DARMSTADT, GERMANY—Now that Software AG has integrated the process design technology acquired from IDS Scheer, customers can next expect the German business process management vendor to enable the platform for the cloud, mobility and social collaboration.
Software AG will offer its ARIS process modeling platform and WebMethods execution engine as cloud-enabled offerings so customers can choose how they want to consume the components. “It doesn’t make sense to have the same technology twice, for clouds and for on-premise. That’s a big mistake,” said Wolfram Jost, Software AG’s board member responsible for product strategy and development, to a group of journalists during its annual international media day.
Specifically, Jost said that mistake is committed by cloud vendor Salesforce.com who offers services like Force.com solely as on-demand. “You can’t expect that all customers want to have the total portfolio on-demand,” said Jost.
Software AG finalized the integration of German-based IDS Scheer in early 2010.
Besides building features atop the integrated platform, the company will deliver complex event management and master data management products, integrated in the project stack as well as available standalone. Software AG announced in October plans to acquire master data management vendor Data Foundations.

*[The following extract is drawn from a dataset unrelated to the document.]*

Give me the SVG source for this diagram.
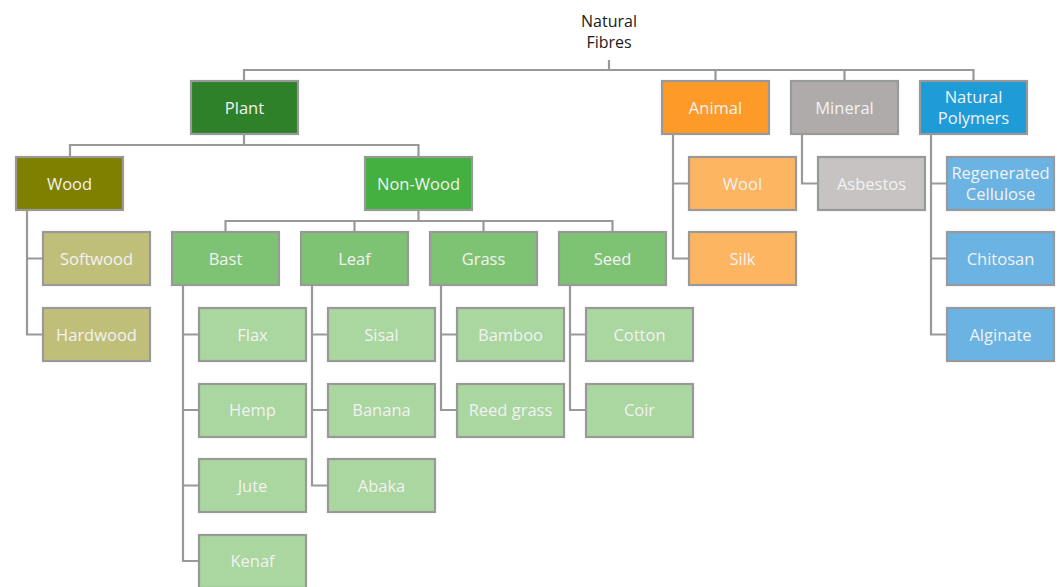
<svg xmlns="http://www.w3.org/2000/svg" width="1063" height="587" viewBox="0 0 1063 587">
<style>
.b{stroke:#999999;stroke-width:2.2}
.t{font-family:"Open Sans","Liberation Sans",sans-serif;font-size:16.5px;fill:#F2F2F2;text-anchor:middle;dominant-baseline:central}
.c{fill:none;stroke:#999999;stroke-width:2.2}
.r{font-family:"Open Sans","Liberation Sans",sans-serif;font-size:16px;fill:#1a1a1a;text-anchor:middle;dominant-baseline:central}
</style>
<rect width="1063" height="587" fill="#ffffff"/>
<g id="connectors">
<path class="c" d="M609 60V70M244 81V70H973.5V81M715.5 70V81M844.5 70V81"/>
<path class="c" d="M244 134V145M70 157V145H418.5V157"/>
<path class="c" d="M418.5 210V221M225.5 232V221H612.5V232M354.5 221V232M483.5 221V232"/>
<path class="c" d="M27 210V334.5H43M27 258.5H43"/>
<path class="c" d="M183 285V561H199M183 334.5H199M183 410H199M183 485.5H199"/>
<path class="c" d="M312 285V485.5H328M312 334.5H328M312 410H328"/>
<path class="c" d="M441 285V410H457M441 334.5H457"/>
<path class="c" d="M570 285V410H586M570 334.5H586"/>
<path class="c" d="M673 134V258.5H689M673 183.5H689"/>
<path class="c" d="M802 134V183.5H818"/>
<path class="c" d="M931 134V334.5H947M931 183.5H947M931 258.5H947"/>
</g>
<g id="root"><text class="r" x="609" y="20.5">Natural</text><text class="r" x="609" y="41.5">Fibres</text></g>
<g id="plant"><rect class="b" x="191" y="81" width="107" height="53" fill="#2E8129"/><text class="t" x="244.5" y="107">Plant</text></g>
<g id="animal"><rect class="b" x="662" y="81" width="107" height="53" fill="#FD9A28"/><text class="t" x="715.5" y="107">Animal</text></g>
<g id="mineral"><rect class="b" x="791" y="81" width="107" height="53" fill="#AFABAA"/><text class="t" x="844.5" y="107">Mineral</text></g>
<g id="polymers"><rect class="b" x="920" y="81" width="107" height="53" fill="#1E9CD8"/><text class="t" x="973.5" y="96.5">Natural</text><text class="t" x="973.5" y="117.5">Polymers</text></g>
<g id="wood"><rect class="b" x="16" y="157" width="107" height="53" fill="#808000"/><text class="t" x="69.5" y="183">Wood</text></g>
<g id="nonwood"><rect class="b" x="365" y="157" width="107" height="53" fill="#43B040"/><text class="t" x="418.5" y="183">Non-Wood</text></g>
<g id="wool"><rect class="b" x="689" y="157" width="107" height="53" fill="#FEB562"/><text class="t" x="742.5" y="183">Wool</text></g>
<g id="asbestos"><rect class="b" x="818" y="157" width="107" height="53" fill="#C6C3C2"/><text class="t" x="871.5" y="183">Asbestos</text></g>
<g id="regcell"><rect class="b" x="947" y="157" width="107" height="53" fill="#6AB3E3"/><text class="t" x="1000.5" y="172.5">Regenerated</text><text class="t" x="1000.5" y="193.5">Cellulose</text></g>
<g id="softwood"><rect class="b" x="43" y="232" width="107" height="53" fill="#C0BF7A"/><text class="t" x="96.5" y="258">Softwood</text></g>
<g id="bast"><rect class="b" x="172" y="232" width="107" height="53" fill="#7EC373"/><text class="t" x="225.5" y="258">Bast</text></g>
<g id="leaf"><rect class="b" x="301" y="232" width="107" height="53" fill="#7EC373"/><text class="t" x="354.5" y="258">Leaf</text></g>
<g id="grass"><rect class="b" x="430" y="232" width="107" height="53" fill="#7EC373"/><text class="t" x="483.5" y="258">Grass</text></g>
<g id="seed"><rect class="b" x="559" y="232" width="107" height="53" fill="#7EC373"/><text class="t" x="612.5" y="258">Seed</text></g>
<g id="silk"><rect class="b" x="689" y="232" width="107" height="53" fill="#FEB562"/><text class="t" x="742.5" y="258">Silk</text></g>
<g id="chitosan"><rect class="b" x="947" y="232" width="107" height="53" fill="#6AB3E3"/><text class="t" x="1000.5" y="258">Chitosan</text></g>
<g id="hardwood"><rect class="b" x="43" y="308" width="107" height="53" fill="#C0BF7A"/><text class="t" x="96.5" y="334">Hardwood</text></g>
<g id="flax"><rect class="b" x="199" y="308" width="107" height="53" fill="#AAD6A0"/><text class="t" x="252.5" y="334">Flax</text></g>
<g id="sisal"><rect class="b" x="328" y="308" width="107" height="53" fill="#AAD6A0"/><text class="t" x="381.5" y="334">Sisal</text></g>
<g id="bamboo"><rect class="b" x="457" y="308" width="107" height="53" fill="#AAD6A0"/><text class="t" x="510.5" y="334">Bamboo</text></g>
<g id="cotton"><rect class="b" x="586" y="308" width="107" height="53" fill="#AAD6A0"/><text class="t" x="639.5" y="334">Cotton</text></g>
<g id="alginate"><rect class="b" x="947" y="308" width="107" height="53" fill="#6AB3E3"/><text class="t" x="1000.5" y="334">Alginate</text></g>
<g id="hemp"><rect class="b" x="199" y="384" width="107" height="53" fill="#AAD6A0"/><text class="t" x="252.5" y="409.5">Hemp</text></g>
<g id="banana"><rect class="b" x="328" y="384" width="107" height="53" fill="#AAD6A0"/><text class="t" x="381.5" y="409.5">Banana</text></g>
<g id="reedgrass"><rect class="b" x="457" y="384" width="107" height="53" fill="#AAD6A0"/><text class="t" x="510.5" y="409.5">Reed grass</text></g>
<g id="coir"><rect class="b" x="586" y="384" width="107" height="53" fill="#AAD6A0"/><text class="t" x="639.5" y="409.5">Coir</text></g>
<g id="jute"><rect class="b" x="199" y="459" width="107" height="53" fill="#AAD6A0"/><text class="t" x="252.5" y="485">Jute</text></g>
<g id="abaka"><rect class="b" x="328" y="459" width="107" height="53" fill="#AAD6A0"/><text class="t" x="381.5" y="485">Abaka</text></g>
<g id="kenaf"><rect class="b" x="199" y="535" width="107" height="53" fill="#AAD6A0"/><text class="t" x="252.5" y="560.5">Kenaf</text></g>
</svg>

Jost said enterprise customers have a need to reconcile the different master data types across the organization so they can use it for business intelligence and operational tasks like billing and orders. “If you have master data ten times, you have to clearly say which is the master and you have to make sure all the other data is harmonized to the master,” said Jost.
As for complex event processing, Jost said customers have a need to define, monitor and take action on processes.
Also addressing the media with a longer-term outlook, Karl-Heinz Streibich, CEO of Software AG, said the company’s big plan for the next five years is to provide customers with industry-specific software and expertise atop that horizontal process lifecycle platform.
“This is our master plan for the next five years,” said Streibich.
Reaffirming the company’s revenue target for one billion Euros by year’s end, Streibich referred to Software AG as a “software project company,” the implication being that it offers software, has a battalion of consultants, and maintains partnerships with vendors who implement its technology. Business-to-business customers, said Streibich, want a technology provider who can also implement.
With business process management technology that ties often disparate components like services-oriented architecture, enterprise integration and enterprise architecture, IBM Corp. is the only other vendor that takes that comprehensive approach.
Jost said that what Oracle Corp. and SAP AG are doing at the application layer, Software AG is doing on the process layer by integrating various components.